◆ **What needs to be done**
For the entries below, how many lines include the word "this"? Give the figure and nothing more.

[Start Data to use]

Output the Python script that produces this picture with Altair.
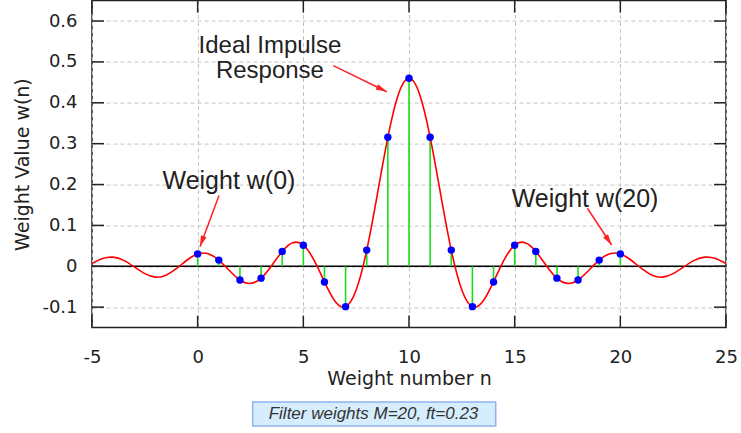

[End Data to use]
[Start Data to use]

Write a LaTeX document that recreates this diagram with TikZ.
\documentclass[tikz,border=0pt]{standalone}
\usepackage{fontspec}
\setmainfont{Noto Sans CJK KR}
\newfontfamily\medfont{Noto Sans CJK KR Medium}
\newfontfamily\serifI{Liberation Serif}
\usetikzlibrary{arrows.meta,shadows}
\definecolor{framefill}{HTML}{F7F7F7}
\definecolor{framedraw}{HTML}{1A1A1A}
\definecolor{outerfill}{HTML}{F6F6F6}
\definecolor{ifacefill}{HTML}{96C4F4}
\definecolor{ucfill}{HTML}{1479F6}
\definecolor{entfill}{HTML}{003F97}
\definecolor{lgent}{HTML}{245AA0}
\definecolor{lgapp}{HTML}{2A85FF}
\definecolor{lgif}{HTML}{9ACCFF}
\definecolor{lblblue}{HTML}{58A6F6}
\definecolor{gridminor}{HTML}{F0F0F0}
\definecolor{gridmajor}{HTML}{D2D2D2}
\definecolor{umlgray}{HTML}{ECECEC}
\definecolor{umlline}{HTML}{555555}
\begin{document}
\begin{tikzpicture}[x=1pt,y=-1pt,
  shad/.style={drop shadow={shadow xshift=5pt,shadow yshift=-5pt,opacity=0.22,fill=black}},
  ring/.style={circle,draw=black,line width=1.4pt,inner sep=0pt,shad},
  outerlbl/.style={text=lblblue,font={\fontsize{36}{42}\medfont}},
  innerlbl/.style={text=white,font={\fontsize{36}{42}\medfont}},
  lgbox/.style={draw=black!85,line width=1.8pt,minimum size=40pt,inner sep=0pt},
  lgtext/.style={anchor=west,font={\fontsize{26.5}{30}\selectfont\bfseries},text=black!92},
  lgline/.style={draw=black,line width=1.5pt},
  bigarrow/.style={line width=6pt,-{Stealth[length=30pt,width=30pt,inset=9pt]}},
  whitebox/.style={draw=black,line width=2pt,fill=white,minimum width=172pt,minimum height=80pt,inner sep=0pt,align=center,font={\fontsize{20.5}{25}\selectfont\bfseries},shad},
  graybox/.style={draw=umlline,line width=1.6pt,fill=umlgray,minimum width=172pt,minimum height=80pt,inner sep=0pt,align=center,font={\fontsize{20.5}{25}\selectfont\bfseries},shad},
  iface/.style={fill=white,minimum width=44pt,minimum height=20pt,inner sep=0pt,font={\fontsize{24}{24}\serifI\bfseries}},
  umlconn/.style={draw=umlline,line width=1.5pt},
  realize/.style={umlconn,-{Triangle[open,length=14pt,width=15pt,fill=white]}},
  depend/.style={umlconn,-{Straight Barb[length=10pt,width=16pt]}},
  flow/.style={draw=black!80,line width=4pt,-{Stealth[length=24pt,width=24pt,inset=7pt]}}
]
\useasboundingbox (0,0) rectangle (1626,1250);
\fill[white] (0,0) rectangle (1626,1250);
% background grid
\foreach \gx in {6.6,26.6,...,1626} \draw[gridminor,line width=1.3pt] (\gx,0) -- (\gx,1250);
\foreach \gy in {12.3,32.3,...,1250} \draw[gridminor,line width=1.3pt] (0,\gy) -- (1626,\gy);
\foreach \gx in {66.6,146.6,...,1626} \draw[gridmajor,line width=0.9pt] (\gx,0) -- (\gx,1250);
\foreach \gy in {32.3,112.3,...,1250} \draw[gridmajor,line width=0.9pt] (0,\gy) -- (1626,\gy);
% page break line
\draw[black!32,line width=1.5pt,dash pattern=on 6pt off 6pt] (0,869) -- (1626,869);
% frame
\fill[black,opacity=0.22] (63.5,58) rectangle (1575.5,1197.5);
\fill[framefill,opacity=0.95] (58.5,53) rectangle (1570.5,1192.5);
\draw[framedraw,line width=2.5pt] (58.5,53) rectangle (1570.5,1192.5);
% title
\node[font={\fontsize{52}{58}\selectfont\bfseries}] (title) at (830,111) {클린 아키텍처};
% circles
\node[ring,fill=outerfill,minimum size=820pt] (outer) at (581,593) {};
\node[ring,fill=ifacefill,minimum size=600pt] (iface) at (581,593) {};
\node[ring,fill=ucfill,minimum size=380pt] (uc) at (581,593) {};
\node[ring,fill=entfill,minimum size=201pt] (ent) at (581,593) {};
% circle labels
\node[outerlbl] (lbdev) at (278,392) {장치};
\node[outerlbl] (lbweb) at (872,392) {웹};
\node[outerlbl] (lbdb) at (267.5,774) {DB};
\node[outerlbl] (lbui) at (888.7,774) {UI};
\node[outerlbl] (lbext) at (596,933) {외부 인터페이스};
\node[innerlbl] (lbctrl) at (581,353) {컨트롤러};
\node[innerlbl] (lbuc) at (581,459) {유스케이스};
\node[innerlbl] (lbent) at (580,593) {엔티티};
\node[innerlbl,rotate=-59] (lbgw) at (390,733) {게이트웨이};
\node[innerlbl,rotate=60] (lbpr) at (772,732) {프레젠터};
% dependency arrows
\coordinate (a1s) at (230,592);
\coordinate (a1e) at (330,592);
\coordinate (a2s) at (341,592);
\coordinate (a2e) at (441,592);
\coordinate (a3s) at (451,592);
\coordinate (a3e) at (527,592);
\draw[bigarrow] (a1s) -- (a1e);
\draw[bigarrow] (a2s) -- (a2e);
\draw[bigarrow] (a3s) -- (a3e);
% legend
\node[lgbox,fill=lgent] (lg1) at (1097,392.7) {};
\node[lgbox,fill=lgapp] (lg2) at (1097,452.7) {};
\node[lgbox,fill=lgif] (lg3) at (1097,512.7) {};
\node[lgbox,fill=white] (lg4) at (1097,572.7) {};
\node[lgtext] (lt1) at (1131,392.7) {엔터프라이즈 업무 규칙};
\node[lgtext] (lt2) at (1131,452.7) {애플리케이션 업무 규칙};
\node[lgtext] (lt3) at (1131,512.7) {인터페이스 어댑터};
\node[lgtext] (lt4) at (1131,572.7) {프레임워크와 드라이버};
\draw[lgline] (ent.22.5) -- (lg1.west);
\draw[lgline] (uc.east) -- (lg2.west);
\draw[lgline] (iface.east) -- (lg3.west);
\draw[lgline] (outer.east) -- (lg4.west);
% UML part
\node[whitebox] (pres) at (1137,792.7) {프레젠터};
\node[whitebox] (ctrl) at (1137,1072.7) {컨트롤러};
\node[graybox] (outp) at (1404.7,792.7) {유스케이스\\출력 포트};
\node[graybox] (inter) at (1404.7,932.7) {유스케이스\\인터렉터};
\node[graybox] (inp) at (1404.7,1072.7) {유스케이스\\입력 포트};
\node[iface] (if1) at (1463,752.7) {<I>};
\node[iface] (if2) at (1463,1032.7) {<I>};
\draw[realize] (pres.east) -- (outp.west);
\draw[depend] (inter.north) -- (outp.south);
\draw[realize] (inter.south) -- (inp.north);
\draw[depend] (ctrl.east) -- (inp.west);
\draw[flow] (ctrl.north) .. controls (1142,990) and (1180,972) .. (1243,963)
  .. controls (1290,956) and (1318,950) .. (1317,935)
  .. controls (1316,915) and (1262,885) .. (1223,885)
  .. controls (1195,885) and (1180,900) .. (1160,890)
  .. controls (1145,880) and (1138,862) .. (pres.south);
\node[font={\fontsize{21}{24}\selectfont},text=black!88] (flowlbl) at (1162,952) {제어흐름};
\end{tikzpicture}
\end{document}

[End Data to use]

◆ **Solution**
2